I was trying to prove this through contradiction where I supposed that it was rational but it didnt seem to work out. Any help would be appreciated.

Answer 1

If it were rational, say $m/n$ then

$$18^{m/n}=12, \text{ or } 18^m = 12^n$$

Equivalently, find the respective prime factorizations

$$2^m3^{2m} = 2^{2n}3^n \iff 2^{m-2n} = 3^{n-2m}$$

This gives only the solution $n=m=0$, so the "rational" exponent is undefined.

Answer 2

@DavidPeterson beat me to answer this, but I'll answer anyway. $\log_{18}12=x$, where $18^x=12$. Assume $x$ is rational. Then $x=\frac{p}{q},p,q\in\mathbb{Z}, q\neq 0$. We thus have $18^{\frac{p}{q}} = 12\Rightarrow 18^p = 12^q\Rightarrow 2^p 3^{2p} =2^{2q}3^q\Rightarrow 2^{2q-p}=3^{2p-q}$. This gives $p=q=0$ because the bases are different, and so they can only be equal when the exponent is $0,$ which implies $2q-p=2p-q=0\Rightarrow 3q=3p=0\Rightarrow q=p=0$.

Answer 3

More generally, suppose $\log_m n $ is rational.
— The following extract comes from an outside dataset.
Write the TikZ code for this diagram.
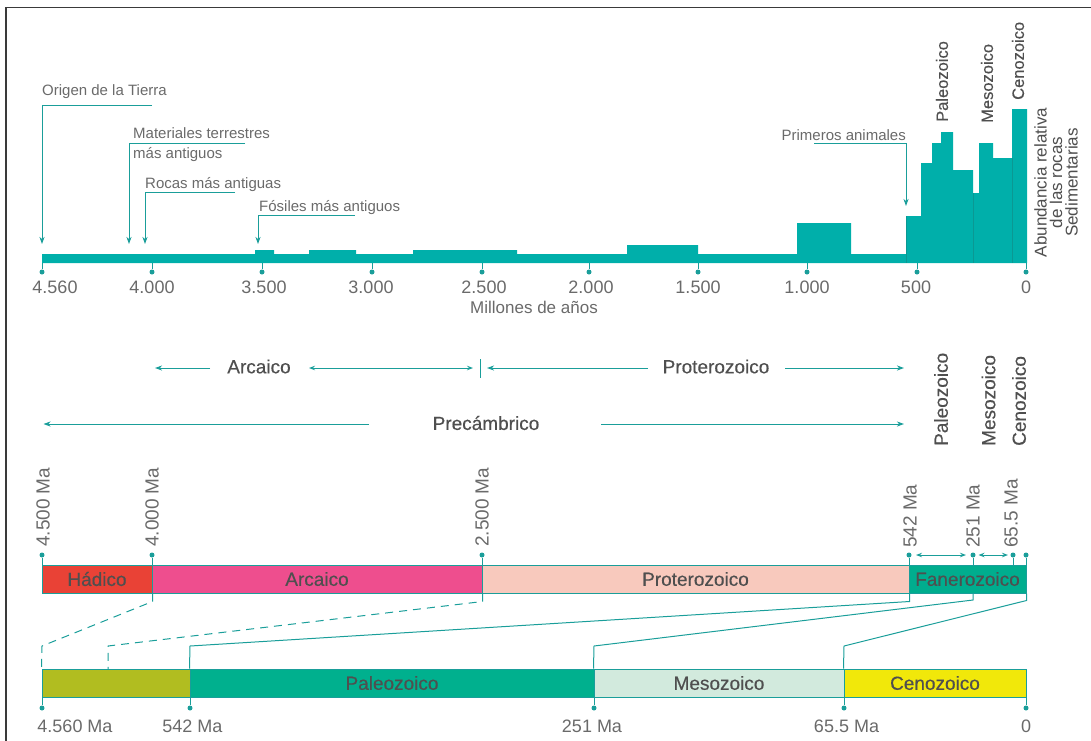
\documentclass[tikz,border=0pt]{standalone}
\usepackage{fontspec}
\setmainfont{Liberation Sans}
\newfontfamily\medfont{Liberation Sans}[FakeBold=0.35]
\usetikzlibrary{arrows.meta}
\definecolor{hist}{HTML}{00AFAA}
\definecolor{histd}{HTML}{0A9893}
\definecolor{tline}{HTML}{1A9E9A}
\definecolor{txt}{HTML}{4F4F4F}
\definecolor{txtl}{HTML}{6A6A6A}
\definecolor{frame}{HTML}{3A3A3A}
\definecolor{hadc}{HTML}{E94236}
\definecolor{arcc}{HTML}{EE4E8E}
\definecolor{proc}{HTML}{F8C9BD}
\definecolor{fanc}{HTML}{00AD8E}
\definecolor{olic}{HTML}{B1BD20}
\definecolor{palc}{HTML}{00B08E}
\definecolor{mesc}{HTML}{D2EADD}
\definecolor{cenc}{HTML}{F1E80A}
\begin{document}
\begin{tikzpicture}[x=1pt,y=-1pt,
  lbl/.style={font=\fontsize{15}{20}\selectfont, text=txtl, inner sep=0pt},
  num/.style={font=\fontsize{18}{20}\selectfont, text=txtl, inner sep=0pt},
  era/.style={font=\medfont\fontsize{19}{22}\selectfont, text=txt, inner sep=0pt},
  vera/.style={font=\medfont\fontsize{19}{22}\selectfont, text=txt, inner sep=0pt, rotate=90, anchor=west},
  vtop/.style={font=\medfont\fontsize{16.5}{19}\selectfont, text=txt, inner sep=0pt, rotate=90, anchor=west},
  vdate/.style={font=\fontsize{19}{22}\selectfont, text=txtl, inner sep=0pt, rotate=90, anchor=west},
  ln/.style={draw=tline, line width=1pt},
  arr/.style={ln, -{Stealth[length=7pt,width=5pt,inset=2pt]}},
  darr/.style={ln, {Stealth[length=6pt,width=4.5pt,inset=2pt]}-{Stealth[length=6pt,width=4.5pt,inset=2pt]}},
  dot/.style={circle, fill=tline, inner sep=0pt, minimum size=5pt},
  seg/.style={draw=tline, line width=1pt, minimum height=28pt, inner sep=0pt, font=\medfont\fontsize{19}{22}\selectfont, text=txt},
  dash8/.style={ln, dash pattern=on 8pt off 6pt},
]
\useasboundingbox (0,0) rectangle (1091,740);
% frame
\draw[frame, line width=1.5pt] (6,745) -- (6,7.5) -- (1096,7.5);

% ---------- histogram ----------
\fill[hist] (42,263) -- (42,254) -- (255,254) -- (255,250) -- (274,250) -- (274,254)
  -- (309,254) -- (309,250) -- (356,250) -- (356,254) -- (413,254) -- (413,250)
  -- (517,250) -- (517,254) -- (627,254) -- (627,245) -- (698,245) -- (698,254)
  -- (797,254) -- (797,223) -- (851,223) -- (851,254) -- (906,254) -- (906,216)
  -- (921,216) -- (921,163) -- (932,163) -- (932,143) -- (941,143) -- (941,132)
  -- (953,132) -- (953,170) -- (973,170) -- (973,193) -- (979,193) -- (979,143)
  -- (993,143) -- (993,158) -- (1012,158) -- (1012,109) -- (1027,109) -- (1027,263) -- cycle;
\draw[histd, line width=0.6pt] (906,216) -- (906,263) (973,193) -- (973,263) (1012,158) -- (1012,263);

% axis ticks and numbers
\foreach \x [count=\i] in {42,152,262,372,482,589,698,807,917,1026} {
  \node[dot] (tk\i) at (\x,272) {};
  \draw[ln] (\x,263) -- (tk\i);
}
\foreach \x/\t [count=\i] in {55/4.560,152/4.000,264/3.500,371/3.000,484/2.500,591/2.000,698/1.500,807/1.000,916/500,1026/0} {
  \node[num] (nm\i) at (\x,287.5) {\t};
}
\node[num, font=\fontsize{17}{20}\selectfont, anchor=base] (mill) at (534,313) {Millones de años};

% annotations
\node[lbl, anchor=base west] (origen) at (42,95) {Origen de la Tierra};
\coordinate (oe) at (152,105); \coordinate (ot) at (42,244);
\draw[arr] (oe) -| (ot);
\node[lbl, anchor=north west, align=left] (mat) at (133,127) {Materiales terrestres\\más antiguos};
\coordinate (me) at (245,143); \coordinate (mt) at (129,244);
\draw[arr] (me) -| (mt);
\node[lbl, anchor=base west] (rocas) at (145,188) {Rocas más antiguas};
\coordinate (re) at (235,192); \coordinate (rt) at (145,244);
\draw[arr] (re) -| (rt);
\node[lbl, anchor=base west] (fos) at (259,211) {Fósiles más antiguos};
\coordinate (fe) at (355,215); \coordinate (ft) at (258,244);
\draw[arr] (fe) -| (ft);
\node[lbl, anchor=base east] (prim) at (906,140) {Primeros animales};
\coordinate (pe) at (814,143); \coordinate (pt) at (906,206);
\draw[arr] (pe) -| (pt);

% vertical labels top right
\node[vtop] (tpal) at (942,122) {Paleozoico};
\node[vtop] (tmes) at (987,123) {Mesozoico};
\node[vtop] (tcen) at (1018,100) {Cenozoico};
\node[font=\fontsize{17}{15.5}\selectfont, text=txt, inner sep=0pt, rotate=90, align=center] (abund) at (1056,182.5) {Abundancia relativa\\de las rocas\\Sedimentarias};

% ---------- eras row ----------
\node[era] (arcl) at (259,366.5) {Arcaico};
\coordinate (a1) at (210,368); \coordinate (a1t) at (155,368);
\draw[arr] (a1) -- (a1t);
\coordinate (a2) at (309,368); \coordinate (a3) at (473,368);
\draw[darr] (a2) -- (a3);
\coordinate (bt) at (480,359); \coordinate (bb) at (480,378);
\draw[ln] (bt) -- (bb);
\node[era] (prol) at (716,366.5) {Proterozoico};
\coordinate (p1) at (648,368); \coordinate (p1t) at (487,368);
\draw[arr] (p1) -- (p1t);
\coordinate (p2) at (785,368); \coordinate (p2t) at (904,368);
\draw[arr] (p2) -- (p2t);

\node[era] (prec) at (486,423) {Precámbrico};
\coordinate (c1) at (369,424); \coordinate (c1t) at (43.5,424);
\draw[arr] (c1) -- (c1t);
\coordinate (c2) at (601,424); \coordinate (c2t) at (904,424);
\draw[arr] (c2) -- (c2t);

\node[vera] (mpal) at (941,446) {Paleozoico};
\node[vera] (mmes) at (988.5,446) {Mesozoico};
\node[vera] (mcen) at (1019,446) {Cenozoico};

% date labels
\node[vdate] (d4500) at (43,547) {4.500 Ma};
\node[vdate] (d4000) at (152,547) {4.000 Ma};
\node[vdate] (d2500) at (482,547) {2.500 Ma};
\node[vdate] (d542) at (910,548) {542 Ma};
\node[vdate] (d251) at (973,548) {251 Ma};
\node[vdate] (d655) at (1011,548) {65.5 Ma};

% ---------- bar 1 ----------
\node[seg, fill=hadc, minimum width=110pt] (had) at (97,579) {Hádico};
\node[seg, fill=arcc, minimum width=330pt] (arc) at (317,579) {Arcaico};
\node[seg, fill=proc, minimum width=427pt] (pro) at (695.5,579) {Proterozoico};
\node[seg, fill=fanc, minimum width=117pt] (fan) at (967.5,579) {Fanerozoico};

\foreach \x [count=\i] in {42,152,482,909,973,1013,1026} {
  \node[dot] (ud\i) at (\x,555) {};
  \draw[ln] (ud\i) -- (\x,565);
}
\draw[darr] (916,555) -- (966,555);
\draw[darr] (978.5,555) -- (1008,555);

% ---------- bar 2 ----------
\node[seg, fill=olic, minimum width=148pt] (oli) at (116,683) {};
\node[seg, fill=palc, minimum width=404pt] (pal) at (392,683) {Paleozoico};
\node[seg, fill=mesc, minimum width=250pt] (mes) at (719,683) {Mesozoico};
\node[seg, fill=cenc, minimum width=182pt] (cen) at (935,683) {Cenozoico};

% connectors between bars
\coordinate (k1) at (42,646);
\draw[dash8] (had.south east) -- ++(0,8) -- (k1) -- (oli.north west);
\coordinate (k2) at (108,646); \coordinate (k2b) at (108,669);
\draw[dash8] (arc.south east) -- ++(0,8) -- (k2) -- (k2b);
\coordinate (k3) at (190,646);
\draw[ln] (pro.south east) -- ++(0,8) -- (k3) -- (pal.north west);
\coordinate (k4) at (594,646); \coordinate (k4a) at (973,593);
\draw[ln] (k4a) -- ++(0,7) -- (k4) -- (mes.north west);
\coordinate (k5) at (844,646);
\draw[ln] (fan.south east) -- ++(0,7) -- (k5) -- (cen.north west);

% bottom ticks and labels
\foreach \x [count=\i] in {42,190,594,844,1026} {
  \node[dot] (bd\i) at (\x,708) {};
  \draw[ln] (\x,697) -- (bd\i);
}
\node[num] (b1) at (75,726) {4.560 Ma};
\node[num] (b2) at (192.5,726) {542 Ma};
\node[num] (b3) at (592,726) {251 Ma};
\node[num] (b4) at (846.5,726) {65.5 Ma};
\node[num] (b5) at (1026,726) {0};
\end{tikzpicture}
\end{document}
I will show that $m$ and $n$ are powers of the same integer.

We have $\dfrac{\log n}{\log m} =\dfrac{a}{b} $ where $a$ and $b$ are relatively prime positive integers.

Then $n^b = m^a $.

Let $n =\prod p_i^{n_i} $ and $m =\prod p_i^{m_i} $.

Then $\prod p_i^{bn_i} =\prod p_i^{am_i} $ so $bn_i = am_i $ for all $i$.

Since $(a, b) = 1$, $b | m_i$ and $a | n_i$ so $m_i = bu_i$ and $n_i = a v_i $ where $u_i$ and $v_i$ are positive integers.

Then $bn_i =abv_i =am_i =abu_i$ so $u_i = v_i$.

Therefore $n =\prod p_i^{av_i} =(\prod p_i^{v_i})^a $ and $m =\prod p_i^{bu_i} =(\prod p_i^{u_i})^b $.

Therefore both $n$ and $m$ must be powers of the same integer (since $\prod p_i^{v_i} =\prod p_i^{u_i} $).